I have no idea who she is, or what her name is, but something about her expression caught me a bit off guard. She seems so sure of herself. What I like even more than her expression is her dress. It’s a beautiful example of a dress from the 1880s. It’s impeccably tailored to her body, with those tight sleeves, formed lapels, and crisp fabrics. I love the detail on the side of the skirt- the fold of fabric that is wrapped around itself and hangs with the weight of two tassels. It’s no wonder she felt confident when this picture was taken. Finding this made me start thinking about possibly collecting (there I go again) more photos; I’d like to find more examples of antique photos with beautifully made garments.
After tucking the photo of Little Miss Sassy Pants under my arm, I went over to another cabinet, where I saw a small clear envelope. Inside of it were two packages of needles from the 1800s. Yes, they also came home with me. My brain says things to me like, “Oh, is that old but still possibly useful? BUY IT. NOW.”
These are the needles that are inside the S. Thomas & Sons casing. There is another foil advertisement, for Clark’s thread, but look at how tiny some of these needles are! The tiniest needles have such small eyes that I think I’d have a hard time even feeding a piece of hair thru one of them.
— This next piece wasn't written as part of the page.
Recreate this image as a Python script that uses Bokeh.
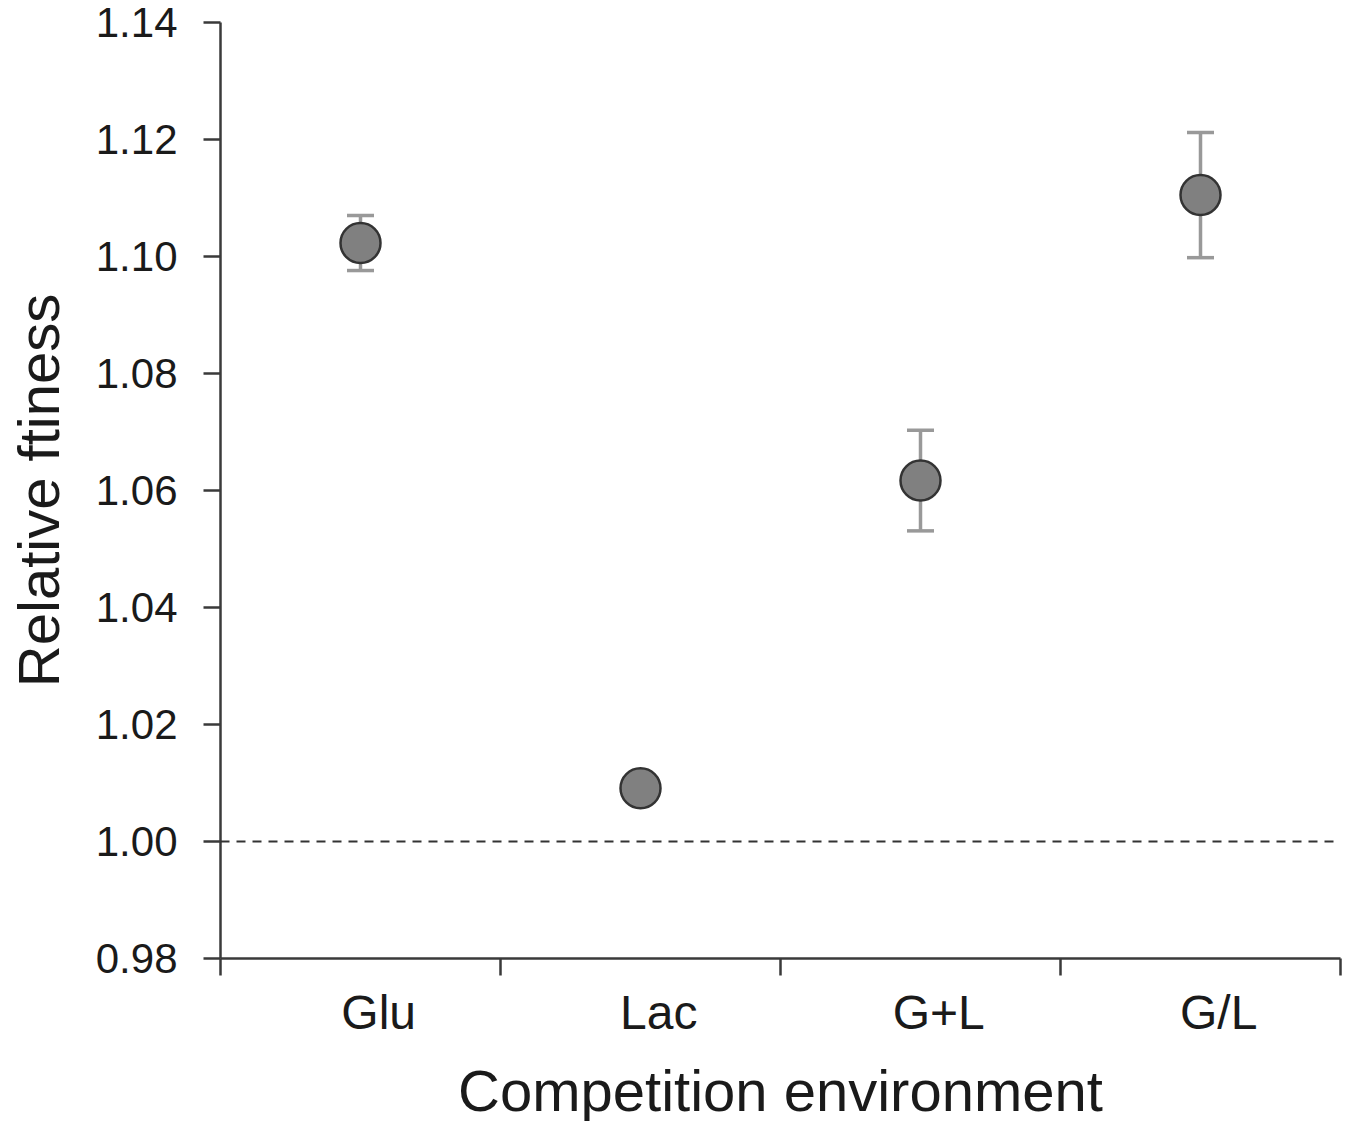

The H. Milward & Sons needles said that they were “patent helix” needles. I was curious as to what the needles would look like, but I think the main difference is the shape of the needle head and eye.
To compare, here is one of the antique “helix” needles on the left, and on the right there is a modern Dritz brand needle. Both are sharps, and both are supposedly the same gauge. What differences do you notice? You can click on all of these photos to make them larger if you’d like to see more details.
The eye of the needle on the left is much cleaner, and has a smoother and longer scarf. Notice also that the head of the needle smoothly runs into the blade, so it would insert into fabric easily. The needle on the right, which is the modern-day Dritz, has a needle head that is wider than its blade. You would find this needle to be more resistant to feeding thru fabric. Since the blade leads into a wider head, your needle would feed easily into your fabric up until your fabric meets the needle head. The head has to make a wider hole in your fabric to fit thru and make your stitch, because the blade doesn’t make a wide enough hole.
I’m eager clean up these needles and try them out with a bit of hand sewing. Would you use antique notions like needles and buttons on your current-day projects?